West Midlands Ghost Club
- Formation: 1989
- Type: Paranormal Investigators
- Location: Willenhall;
- Region served: West Midlands
- Official language: English
- Founder: Nick Duffy
- Volunteers: 13

= West Midlands Ghost Club =

The West Midlands Ghost Club is a ghost-hunting club formed in 1989. The groups stated goal is 'to study and investigate (alleged) paranormal activity within the West Midlands'. They are the oldest paranormal investigative group in the West Midlands.

The group was founded by Nick Duffy in 1989 and began with five volunteer members; this has now expanded to thirteen. They are based in Willenhall.

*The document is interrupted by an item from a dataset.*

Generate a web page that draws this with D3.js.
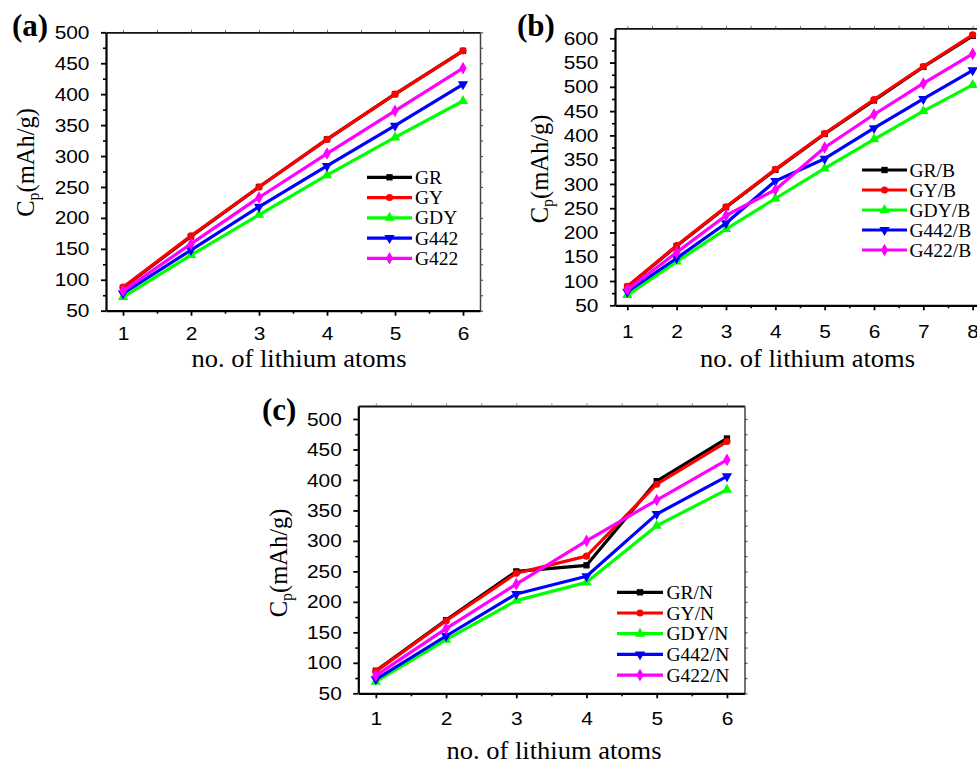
<!DOCTYPE html>
<html>
<head>
<meta charset="utf-8">
<script src="https://cdn.jsdelivr.net/npm/d3@7"></script>
<style>
  html, body { margin: 0; padding: 0; background: #fff; }
  svg { display: block; }
  .sans { font-family: "Liberation Sans", Arial, Helvetica, sans-serif; }
  .serif { font-family: "Liberation Serif", "Times New Roman", Times, serif; }
</style>
</head>
<body>
<svg id="chart" width="977" height="763"></svg>
<script>
// ---------------- DATA ----------------
const xA = [1, 2, 3, 4, 5, 6];
const namesA = ["GR", "GY", "GDY", "G442", "G422"];
const GR_a   = [87, 170, 250, 327, 400, 470];
const GY_a   = [88, 171, 250, 327, 400, 470];
const GDY_a  = [72, 140, 205, 269, 330, 389];
const G442_a = [78, 148, 218, 284, 349, 416];
const G422_a = [82, 158, 233, 304, 373, 442];

const xB = [1, 2, 3, 4, 5, 6, 7, 8];
const namesB = ["GR/B", "GY/B", "GDY/B", "G442/B", "G422/B"];
const GR_b   = [88, 172, 252, 329, 403, 472, 541, 605];
const GY_b   = [89, 173, 253, 330, 404, 474, 542, 607];
const GDY_b  = [71, 140, 207, 270, 332, 392, 450, 504];
const G442_b = [78, 147, 219, 306, 352, 415, 475, 534];
const G422_b = [82, 159, 235, 288, 375, 443, 507, 568];

const xC = [1, 2, 3, 4, 5, 6];
const namesC = ["GR/N", "GY/N", "GDY/N", "G442/N", "G422/N"];
const GR_c   = [87, 170, 250, 260, 398, 468];
const GY_c   = [86, 169, 247, 275, 393, 463];
const GDY_c  = [69, 138, 202, 232, 325, 384];
const G442_c = [73, 144, 213, 242, 344, 406];
const G422_c = [79, 156, 229, 300, 367, 433];

const xTitle = "no. of lithium atoms";
const colors = ["#000000", "#ff0000", "#00ff00", "#0000ff", "#ff00ff"];
const symbols = ["square", "circle", "triUp", "triDown", "diamond"];

// ---------------- LAYOUT ----------------
const panels = [
  { label: "(a)", xs: xA, names: namesA, ys: [GR_a, GY_a, GDY_a, G442_a, G422_a],
    left: 106, top: 32.3, right: 480, bottom: 310.7, xDom: [0.75, 6.25], yDom: [50, 500],
    labelPos: [12, 36], yTitle: [34, 162.5], xTitlePos: [299, 367], xLabOff: 16,
    legend: { x0: 367, x1: 412, tx: 415, y0: 177.3, dy: 20.25 } },
  { label: "(b)", xs: xB, names: namesB, ys: [GR_b, GY_b, GDY_b, G442_b, G422_b],
    left: 615, top: 28.3, right: 985, bottom: 305.3, xDom: [0.75, 8.25], yDom: [50, 620.6],
    labelPos: [517, 36], yTitle: [548, 169], xTitlePos: [807.5, 367], xLabOff: 19,
    legend: { x0: 862, x1: 907, tx: 909.5, y0: 170, dy: 20 } },
  { label: "(c)", xs: xC, names: namesC, ys: [GR_c, GY_c, GDY_c, G442_c, G422_c],
    left: 358.3, top: 406, right: 744.5, bottom: 693.3, xDom: [0.75, 6.25], yDom: [50, 521.3],
    labelPos: [262, 420], yTitle: [287, 563], xTitlePos: [554, 759], xLabOff: 18,
    legend: { x0: 617, x1: 663, tx: 666.5, y0: 592.3, dy: 20.7 } }
];

const svg = d3.select("#chart");

function symbolPath(kind) {
  const s = {
    square: d3.symbol(d3.symbolSquare, 40),
    circle: d3.symbol(d3.symbolCircle, 40),
    triUp: d3.symbol(d3.symbolTriangle, 46),
    triDown: d3.symbol(d3.symbolTriangle, 46),
    diamond: d3.symbol(d3.symbolDiamond, 46)
  }[kind];
  return s();
}
function symbolRot(kind) { return kind === "triDown" ? " rotate(180)" : ""; }

panels.forEach(p => {
  const x = d3.scaleLinear().domain(p.xDom).range([p.left, p.right]);
  const y = d3.scaleLinear().domain(p.yDom).range([p.bottom, p.top]);
  const g = svg.append("g");

  const xMax = d3.max(p.xs);
  const xMajor = p.xs;
  const xMinor = d3.range(1.5, xMax, 1);
  const yMajor = d3.range(50, p.yDom[1] + 0.01, 50);
  const yMinor = d3.range(75, p.yDom[1], 50);

  // top & right frame with small ticks
  const topAx = g.append("g").attr("transform", `translate(0,${p.top})`)
    .call(d3.axisTop(x).tickValues(xMajor.concat(xMinor)).tickSize(2.5).tickFormat("").tickSizeOuter(0));
  topAx.select(".domain").attr("stroke", "#111").attr("stroke-width", 1.8);
  topAx.selectAll(".tick line").attr("stroke", "#777").attr("stroke-width", 1);
  const rightAx = g.append("g").attr("transform", `translate(${p.right},0)`)
    .call(d3.axisRight(y).tickValues(yMajor.concat(yMinor)).tickSize(3).tickFormat("").tickSizeOuter(0));
  rightAx.select(".domain").attr("stroke", "#444").attr("stroke-width", 1.5);
  rightAx.selectAll(".tick line").attr("stroke", "#555").attr("stroke-width", 1.2);

  // bottom axis
  const bMin = g.append("g").attr("transform", `translate(0,${p.bottom})`)
    .call(d3.axisBottom(x).tickValues(xMinor).tickSize(3).tickFormat("").tickSizeOuter(0));
  bMin.select(".domain").remove();
  bMin.selectAll(".tick line").attr("stroke", "#000").attr("stroke-width", 1.6);
  const bAx = g.append("g").attr("transform", `translate(0,${p.bottom})`)
    .call(d3.axisBottom(x).tickValues(xMajor).tickSize(5).tickPadding(p.xLabOff - 5).tickSizeOuter(0).tickFormat(d3.format("d")));
  bAx.attr("font-family", null).attr("font-size", null).attr("class", "sans");
  bAx.select(".domain").attr("stroke", "#000").attr("stroke-width", 2.2);
  bAx.selectAll(".tick line").attr("stroke", "#000").attr("stroke-width", 1.8);
  bAx.selectAll(".tick text").style("font-size", "19px").attr("fill", "#000")
    .attr("transform", "scale(1.1,1)");

  // left axis
  const lMin = g.append("g").attr("transform", `translate(${p.left},0)`)
    .call(d3.axisLeft(y).tickValues(yMinor).tickSize(3).tickFormat("").tickSizeOuter(0));
  lMin.select(".domain").remove();
  lMin.selectAll(".tick line").attr("stroke", "#000").attr("stroke-width", 1.6);
  const lAx = g.append("g").attr("transform", `translate(${p.left},0)`)
    .call(d3.axisLeft(y).tickValues(yMajor).tickSize(5).tickPadding(10).tickSizeOuter(0).tickFormat(d3.format("d")));
  lAx.attr("font-family", null).attr("font-size", null).attr("class", "sans");
  lAx.select(".domain").attr("stroke", "#000").attr("stroke-width", 2.2);
  lAx.selectAll(".tick line").attr("stroke", "#000").attr("stroke-width", 1.8);
  lAx.selectAll(".tick text").style("font-size", "19px").attr("fill", "#000")
    .attr("transform", "scale(1.1,1)");

  // series
  const line = d3.line().x((d, i) => x(p.xs[i])).y(d => y(d));
  p.ys.forEach((vals, si) => {
    g.append("path").datum(vals).attr("d", line)
      .attr("fill", "none").attr("stroke", colors[si]).attr("stroke-width", 3.2)
      .attr("stroke-linejoin", "round");
    g.selectAll(null).data(vals).enter().append("path")
      .attr("d", symbolPath(symbols[si]))
      .attr("transform", (d, i) => `translate(${x(p.xs[i])},${y(d)})` + symbolRot(symbols[si]))
      .attr("fill", colors[si]);
  });

  // legend
  const L = p.legend;
  p.names.forEach((nm, si) => {
    const yy = L.y0 + si * L.dy;
    g.append("line").attr("x1", L.x0).attr("x2", L.x1).attr("y1", yy).attr("y2", yy)
      .attr("stroke", colors[si]).attr("stroke-width", 3.2);
    g.append("path").attr("d", symbolPath(symbols[si]))
      .attr("transform", `translate(${(L.x0 + L.x1) / 2},${yy})` + symbolRot(symbols[si]))
      .attr("fill", colors[si]);
    g.append("text").attr("class", "serif").attr("x", L.tx).attr("y", yy + 6.5)
      .style("font-size", "19.5px").attr("fill", "#000").text(nm);
  });

  // panel label
  g.append("text").attr("class", "serif").attr("x", p.labelPos[0]).attr("y", p.labelPos[1])
    .style("font-weight", "bold").style("font-size", "31px").text(p.label);

  // x title
  g.append("text").attr("class", "serif").attr("x", p.xTitlePos[0]).attr("y", p.xTitlePos[1])
    .attr("text-anchor", "middle").style("font-size", "24.5px")
    .attr("textLength", 215).attr("lengthAdjust", "spacingAndGlyphs").text(xTitle);

  // y title
  const yt = g.append("text").attr("class", "serif")
    .attr("transform", `translate(${p.yTitle[0]},${p.yTitle[1]}) rotate(-90)`)
    .attr("text-anchor", "middle").style("font-size", "24.5px");
  yt.append("tspan").text("C");
  yt.append("tspan").style("font-size", "16px").attr("dy", 5).text("p");
  yt.append("tspan").attr("dy", -5).text("(mAh/g)");
});
</script>
</body>
</html>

The group claims to have collected evidence in support of the existence of ghosts including 'inexplicable footsteps' in the Court Oak pub in Harborne. They have completed investigations for Alton Towers and have been hired as consultants by the BBC, ITV & Channel 4. They have performed over 100 investigations at haunted locations all over the West Midlands.

Unlike other ghost clubs in the area, the group has a policy against taking psychics or sceptics along to investigations. They do not conduct scientific experiments as a matter of principle and the group's founder has said repeatedly that he thinks no one has an explanation for what ghostly phenomenon is.